La discipline à l'origine de l'école

Jacques Dufresne
Brève évocation de la discipline de l'ancienne école et de la cassure qui survint ensuite
À l'origine de l'école, il fallait de la discipline aussi bien pour écrire que pour prendre son rang.
Aux XVIeet XVIle siècles, l'écriture était une technique fort complexe, une chorégraphie de la plume, disent Furet et Ozouf. C'était l'époque du menuet. L'allemand gothique donne sans doute une idée assez juste de cette ancienne façon d'écrire. Du menuet, on est passé en quelques siècles à une danse sans figures, spontanéiste. Cette révolution dans l'écriture, où la spontanéité s'allie au fonctionnel pour triompher du style et de la gratuité, illustre parfaitement l'ensemble des mutations qui ont transformé le système scolaire.

Pour maîtriser les passions, pour former les esprits méthodiques qui construiront les chemins de fer, l'école s'appuiera également sur la maîtrise du temps, et de l'espace. Les rangs qui se formaient encore dans les écoles de notre enfance ne donnent qu'une faible idée de la discipline qui régnait dans les écoles de Jean Baptiste de la Salle.

«Symboliquement la première partie de la Conduite des écoles chrétiennes s'ouvre donc par l'entrée et se ferme par la sortie de l'école. Entre ces deux termes aucun instant n'est laissé au hasard. Prières, leçons, exercices se succèdent sans relâche de telle sorte qu'aucun enfant ne puisse à aucun moment distraire son attention. La pédagogie s'apparente alors à une science des distributions, chaque élément se décomposant lui-même en segments, de telle façon que les séries ainsi constituées s'enchaînent sans hiatus: ainsi la semaine se divise-t-elle en jours, qui n'ont pas tous la même valeur, la journée en leçons, la leçon elle-même est ponctuée de signaux qui la scandent. Comme au théâtre, une machinerie se met en place destinée à permettre au maître de saisir d'un seul regard l'unité qui trouble l'harmonie en ne respectant pas les règles.
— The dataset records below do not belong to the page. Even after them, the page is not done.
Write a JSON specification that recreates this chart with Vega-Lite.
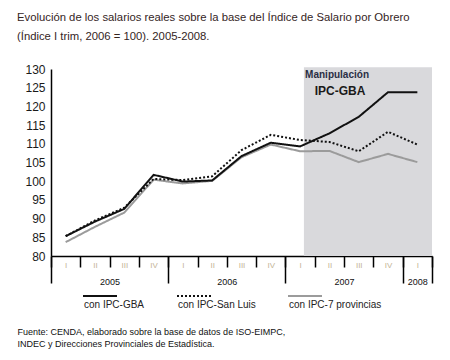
{
  "$schema": "https://vega.github.io/schema/vega-lite/v6.json",
  "width": 381,
  "height": 187,
  "autosize": {"type": "none"},
  "padding": {"left": 51, "top": 69, "right": 18, "bottom": 104},
  "background": "white",
  "config": {
    "font": "Liberation Sans",
    "view": {"stroke": null}
  },
  "title": {
    "text": ["Evolución de los salarios reales sobre la base del Índice de Salario por Obrero", "(Índice I trim, 2006 = 100). 2005-2008."],
    "anchor": "start",
    "frame": "group",
    "dx": -34,
    "offset": 21,
    "fontSize": 11.3,
    "fontWeight": "normal",
    "color": "#35251e",
    "lineHeight": 19
  },
  "resolve": {"axis": {"x": "independent"}},
  "layer": [
    {
      "data": {"values": [{"s": 9.13, "e": 13.5, "lo": 80, "hi": 130.5}]},
      "mark": {"type": "rect", "color": "#d9d9dc"},
      "encoding": {
        "x": {"field": "s", "type": "quantitative", "scale": {"domain": [0.5, 13.5], "nice": false, "zero": false},
          "axis": {"orient": "bottom", "values": [0.5,1.5,2.5,3.5,4.5,5.5,6.5,7.5,8.5,9.5,10.5,11.5,12.5,13.5], "labels": false, "tickSize": 11, "tickColor": "#000", "tickWidth": 1.5, "domainColor": "#000", "domainWidth": 1.5, "grid": false, "title": null}},
        "x2": {"field": "e"},
        "y": {"field": "lo", "type": "quantitative", "scale": {"domain": [80, 130], "nice": false, "zero": false},
          "axis": {"orient": "left", "values": [80,85,90,95,100,105,110,115,120,125,130], "ticks": false, "grid": false, "title": null, "domainColor": "#000", "domainWidth": 1.5, "labelFontSize": 12, "labelColor": "#1a1a1a", "labelPadding": 6, "labelFlush": false, "labelOverlap": false}},
        "y2": {"field": "hi"}
      }
    },
    {
      "data": {"values": [
        {"q": 1, "s": "con IPC-7 provincias", "v": 83.7},
        {"q": 2, "s": "con IPC-7 provincias", "v": 87.8},
        {"q": 3, "s": "con IPC-7 provincias", "v": 91.6},
        {"q": 4, "s": "con IPC-7 provincias", "v": 100.4},
        {"q": 5, "s": "con IPC-7 provincias", "v": 99.4},
        {"q": 6, "s": "con IPC-7 provincias", "v": 100.1},
        {"q": 7, "s": "con IPC-7 provincias", "v": 106.4},
        {"q": 8, "s": "con IPC-7 provincias", "v": 109.8},
        {"q": 9, "s": "con IPC-7 provincias", "v": 108.0},
        {"q": 10, "s": "con IPC-7 provincias", "v": 108.1},
        {"q": 11, "s": "con IPC-7 provincias", "v": 105.1},
        {"q": 12, "s": "con IPC-7 provincias", "v": 107.3},
        {"q": 13, "s": "con IPC-7 provincias", "v": 105.1},
        {"q": 1, "s": "con IPC-San Luis", "v": 85.3},
        {"q": 2, "s": "con IPC-San Luis", "v": 89.5},
        {"q": 3, "s": "con IPC-San Luis", "v": 92.9},
        {"q": 4, "s": "con IPC-San Luis", "v": 100.6},
        {"q": 5, "s": "con IPC-San Luis", "v": 100.3},
        {"q": 6, "s": "con IPC-San Luis", "v": 101.3},
        {"q": 7, "s": "con IPC-San Luis", "v": 108.3},
        {"q": 8, "s": "con IPC-San Luis", "v": 112.4},
        {"q": 9, "s": "con IPC-San Luis", "v": 111.0},
        {"q": 10, "s": "con IPC-San Luis", "v": 110.5},
        {"q": 11, "s": "con IPC-San Luis", "v": 108.0},
        {"q": 12, "s": "con IPC-San Luis", "v": 113.2},
        {"q": 13, "s": "con IPC-San Luis", "v": 109.8},
        {"q": 1, "s": "con IPC-GBA", "v": 85.3},
        {"q": 2, "s": "con IPC-GBA", "v": 89.2},
        {"q": 3, "s": "con IPC-GBA", "v": 92.6},
        {"q": 4, "s": "con IPC-GBA", "v": 101.7},
        {"q": 5, "s": "con IPC-GBA", "v": 99.9},
        {"q": 6, "s": "con IPC-GBA", "v": 100.2},
        {"q": 7, "s": "con IPC-GBA", "v": 106.7},
        {"q": 8, "s": "con IPC-GBA", "v": 110.3},
        {"q": 9, "s": "con IPC-GBA", "v": 109.3},
        {"q": 10, "s": "con IPC-GBA", "v": 112.8},
        {"q": 11, "s": "con IPC-GBA", "v": 117.2},
        {"q": 12, "s": "con IPC-GBA", "v": 123.8},
        {"q": 13, "s": "con IPC-GBA", "v": 123.8}
      ]},
      "mark": {"type": "line", "strokeWidth": 2},
      "encoding": {
        "x": {"field": "q", "type": "quantitative", "scale": {"domain": [0.5, 13.5], "nice": false, "zero": false},
          "axis": {"orient": "bottom", "values": [1,2,3,4,5,6,7,8,9,10,11,12,13], "ticks": false, "tickSize": 0, "domain": false, "grid": false, "title": null,
            "labelExpr": "['I','II','III','IV'][(datum.value - 1) % 4]", "labelColor": "#c4b496", "labelFontSize": 8, "labelPadding": 9, "labelBaseline": "middle", "labelFlush": false, "labelOverlap": false}},
        "y": {"field": "v", "type": "quantitative", "scale": {"domain": [80, 130], "nice": false, "zero": false},
          "axis": {"orient": "left", "values": [80,85,90,95,100,105,110,115,120,125,130], "ticks": false, "grid": false, "title": null, "domainColor": "#000", "domainWidth": 1.5, "labelFontSize": 12, "labelColor": "#1a1a1a", "labelPadding": 6, "labelFlush": false, "labelOverlap": false}},
        "color": {"field": "s", "type": "nominal", "sort": ["con IPC-GBA", "con IPC-San Luis", "con IPC-7 provincias"],
          "scale": {"domain": ["con IPC-GBA", "con IPC-San Luis", "con IPC-7 provincias"], "range": ["#111111", "#111111", "#9b9b9b"]},
          "legend": {"title": null, "orient": "none", "legendX": 31, "legendY": 218, "direction": "horizontal", "columns": 3, "columnPadding": 28, "symbolType": "M-1,-0.53H1", "symbolFillColor": "transparent", "symbolSize": 1156, "symbolStrokeWidth": 2, "labelFontSize": 10, "labelColor": "#222", "labelOffset": -34}},
        "strokeDash": {"field": "s", "type": "nominal", "sort": ["con IPC-GBA", "con IPC-San Luis", "con IPC-7 provincias"],
          "scale": {"domain": ["con IPC-GBA", "con IPC-San Luis", "con IPC-7 provincias"], "range": [[1, 0], [2, 2], [1, 0]]},
          "legend": {"title": null, "orient": "none", "legendX": 31, "legendY": 218, "direction": "horizontal", "columns": 3, "columnPadding": 28, "symbolType": "M-1,-0.53H1", "symbolFillColor": "transparent", "symbolSize": 1156, "symbolStrokeWidth": 2, "labelFontSize": 10, "labelColor": "#222", "labelOffset": -34}}
      }
    },
    {
      "data": {"values": [{"x": 9.17, "y": 127.6, "t": "Manipulación"}]},
      "mark": {"type": "text", "align": "left", "baseline": "alphabetic", "fontSize": 10, "fontWeight": "bold", "color": "#2a2e45"},
      "encoding": {
        "x": {"field": "x", "type": "quantitative", "scale": {"domain": [0.5, 13.5], "nice": false, "zero": false},
          "axis": {"orient": "bottom", "values": [0.5, 4.5, 8.5, 12.5, 13.5], "labels": false, "tickSize": 27, "tickColor": "#000", "tickWidth": 1.5, "domain": false, "grid": false, "title": null}},
        "y": {"field": "y", "type": "quantitative", "scale": {"domain": [80, 130], "nice": false, "zero": false},
          "axis": {"orient": "left", "values": [80,85,90,95,100,105,110,115,120,125,130], "ticks": false, "grid": false, "title": null, "domainColor": "#000", "domainWidth": 1.5, "labelFontSize": 12, "labelColor": "#1a1a1a", "labelPadding": 6, "labelFlush": false, "labelOverlap": false}},
        "text": {"field": "t"}
      }
    },
    {
      "data": {"values": [{"x": 9.5, "y": 123.0, "t": "IPC-GBA"}]},
      "mark": {"type": "text", "align": "left", "baseline": "alphabetic", "fontSize": 12, "fontWeight": "bold", "color": "#1a1a1a"},
      "encoding": {
        "x": {"field": "x", "type": "quantitative", "scale": {"domain": [0.5, 13.5], "nice": false, "zero": false},
          "axis": {"orient": "bottom", "values": [2.5, 6.5, 10.5, 13], "ticks": false, "tickSize": 0, "domain": false, "grid": false,
            "labelExpr": "datum.value < 4 ? '2005' : datum.value < 8 ? '2006' : datum.value < 12 ? '2007' : '2008'",
            "labelFontSize": 9, "labelColor": "#111", "labelPadding": 25, "labelBaseline": "middle", "labelFlush": false, "labelOverlap": false,
            "title": ["Fuente: CENDA, elaborado sobre la base de datos de ISO-EIMPC,", "INDEC y Direcciones Provinciales de Estadística."],
            "titleAnchor": "start", "titleAlign": "left", "titleBaseline": "top", "titleX": -34, "titleY": 71, "titleFontSize": 9, "titleFontWeight": "normal", "titleColor": "#111", "titleLineHeight": 12}},
        "y": {"field": "y", "type": "quantitative", "scale": {"domain": [80, 130], "nice": false, "zero": false},
          "axis": {"orient": "left", "values": [80,85,90,95,100,105,110,115,120,125,130], "ticks": false, "grid": false, "title": null, "domainColor": "#000", "domainWidth": 1.5, "labelFontSize": 12, "labelColor": "#1a1a1a", "labelPadding": 6, "labelFlush": false, "labelOverlap": false}},
        "text": {"field": "t"}
      }
    }
  ]
}
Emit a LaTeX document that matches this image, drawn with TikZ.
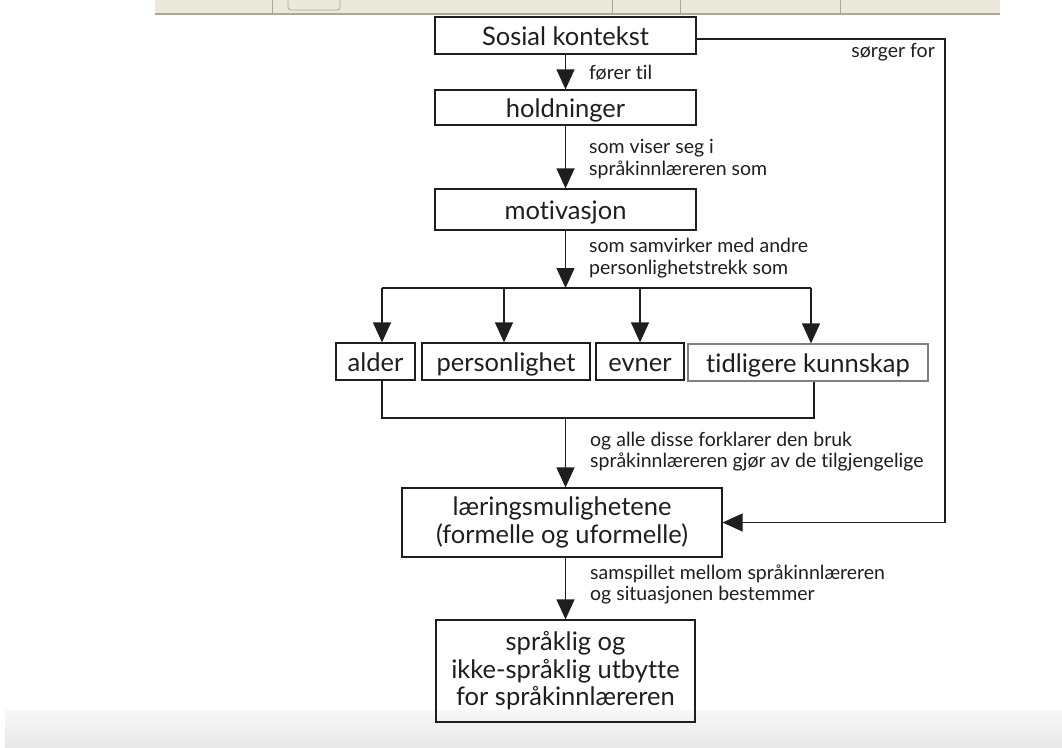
\documentclass[tikz,border=0pt]{standalone}
\usepackage{fontspec}
\setmainfont{Lato}[Ligatures={NoCommon}]
\usetikzlibrary{arrows.meta,positioning}
\definecolor{inkgray}{HTML}{1E1E1E}
\definecolor{barface}{HTML}{ECE9DC}
\definecolor{barline}{HTML}{ADA894}
\tikzset{
    box/.style={draw=inkgray, line width=1.2pt, inner sep=0pt, align=center,
        text=inkgray, font=\fontsize{25.5}{27.5}\selectfont},
    onebox/.style={box, text height=21pt, text depth=2pt},
    note/.style={anchor=west, align=left, inner sep=0pt, text=inkgray,
        font=\fontsize{19.5}{21.5}\selectfont},
    flow/.style={draw=inkgray, line width=1.2pt, -{Triangle[width=18pt,length=20pt]}},
    link/.style={draw=inkgray, line width=1.2pt},
}

\begin{document}
\begin{tikzpicture}[x=1pt,y=-1pt]
\useasboundingbox (0,0) rectangle (1062,747);
% screen bars
\fill[barface] (155,0) rectangle (1000,13);
\fill[barline] (155,13) rectangle (1000,15);
\foreach \x in {272,612,680,840}
    \draw[barline, line width=1pt] (\x,0) -- (\x,13);
\draw[barline, rounded corners=3pt, line width=0.8pt] (288,-4) rectangle (340,10);
\shade[top color=white!97!black, bottom color=white!91!black] (5,710) rectangle (1062,747);
% boxes
\node[onebox, minimum width=261pt, minimum height=37pt] (sosial) at (565.5,35.5) {Sosial kontekst};
\node[onebox, minimum width=261pt, minimum height=35pt] (hold) at (565.5,107.5) {holdninger};
\node[onebox, minimum width=261pt, minimum height=41pt] (motiv) at (565.5,209.5) {motivasjon};
\node[onebox, minimum width=79pt, minimum height=37pt] (alder) at (375.5,361.5) {alder};
\node[onebox, minimum width=168pt, minimum height=37pt] (pers) at (506,361.5) {personlighet};
\node[onebox, minimum width=88pt, minimum height=37pt] (evner) at (640,361.5) {evner};
\node[onebox, draw=gray, minimum width=240pt, minimum height=37pt] (tidl) at (808,362.5) {tidligere kunnskap};
\node[box, minimum width=320pt, minimum height=69pt] (laer) at (562,522.5) {læringsmulighetene\\(formelle og uformelle)};
\node[box, minimum width=259pt, minimum height=102pt] (utb) at (565.5,671) {språklig og\\ikke-språklig utbytte\\for språkinnlæreren};
% labels
\node[note] (ltil) at (589,73) {fører til};
\node[note] (lviser) at (589,159) {som viser seg i\\språkinnlæreren som};
\node[note] (lsamv) at (589,258) {som samvirker med andre\\personlighetstrekk som};
\node[note] (lalle) at (590,451.5) {og alle disse forklarer den bruk\\språkinnlæreren gjør av de tilgjengelige};
\node[note] (lsamsp) at (590,584.5) {samspillet mellom språkinnlæreren\\og situasjonen bestemmer};
\node[note, anchor=east] (lsorg) at (935,52) {sørger for};
% main line
\draw[flow] (sosial) -- (hold);
\draw[flow] (hold) -- (motiv);
\coordinate (fork) at (565.5,288);
\draw[flow] (motiv) -- (fork);
\coordinate (forkL) at (382,288);
\coordinate (forkR) at (811,288);
\draw[link] (forkL) -- (forkR);
\foreach \n/\x in {alder/382, pers/504, evner/640, tidl/811} {%
    \coordinate (top\n) at (\x,288);
    \draw[flow] (top\n) -- (top\n |- \n.north);}
% join below the four boxes
\coordinate (joinL) at (382,418);
\coordinate (joinR) at (814,418);
\coordinate (join) at (565.5,418);
\draw[link] (joinL |- alder.south) -- (joinL) -- (joinR) -- (joinR |- tidl.south);
\draw[flow] (join) -- (join |- laer.north);
\draw[flow] (utb.north |- laer.south) -- (utb.north);
% side line
\coordinate (side) at (945,39);
\draw[flow] (sosial.east |- side) -- (side) -- (side |- laer.east) -- (laer.east);
\end{tikzpicture}
\end{document}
Mais pour que l'oeil aille sans entrave au détail microscopique, il a fallu empêcher toute confusion, en sectionnant jusqu'à l'atome les trois éléments qui se combinent dans l'école: le temps, l'espace, les enfants eux-mêmes.»
R. Chartier, M.M. Compère, D. Julia, L'éducation en France du XVIe au XVIlle siècle, Paris, Sedes, 1976, p. 115.

Jean Baptiste de la Salle, c'est déjà Kant - qui soumettra la connaissance au temps et à l'espace - c'est déjà Linné, c'est déjà Lavoisier, c'est déjà Diderot. Les collèges des jésuites prendront admirablement le relais des petites écoles. Les anciens de ces maisons d'enseignement formeront les idées déjà contenues dans la discipline qui les aura formés. Par l'analyse et la classification des phénomènes, ils expliciteront le contenu implicite de leur éducation première. Jean Baptiste de la Salle est peut-être un personnage historique aussi important que Louis XIV; c'est lui qui commandait le peuple pendant que le roi commandait les armées. Louis XIV, comme plusieurs autres aristocrates et aussi, chose plus étonnante, comme les représentants des Lumières, ne voyait dans l'école qu'un instrument politique dont il fallait pouvoir arrêter le développement au moment opportun.

Qu'il y ait eu cassure dans la pédagogie, il n'est plus possible d'en douter. Parmi les méthodes nouvelles utilisées - là où l'esprit de méthode existe encore - seul l'enseignement programmé paraît être dans la suite logique de la pédagogie lasallienne. Mais il n'en a pas l'âme. Il en est la caricature formaliste et mécanique.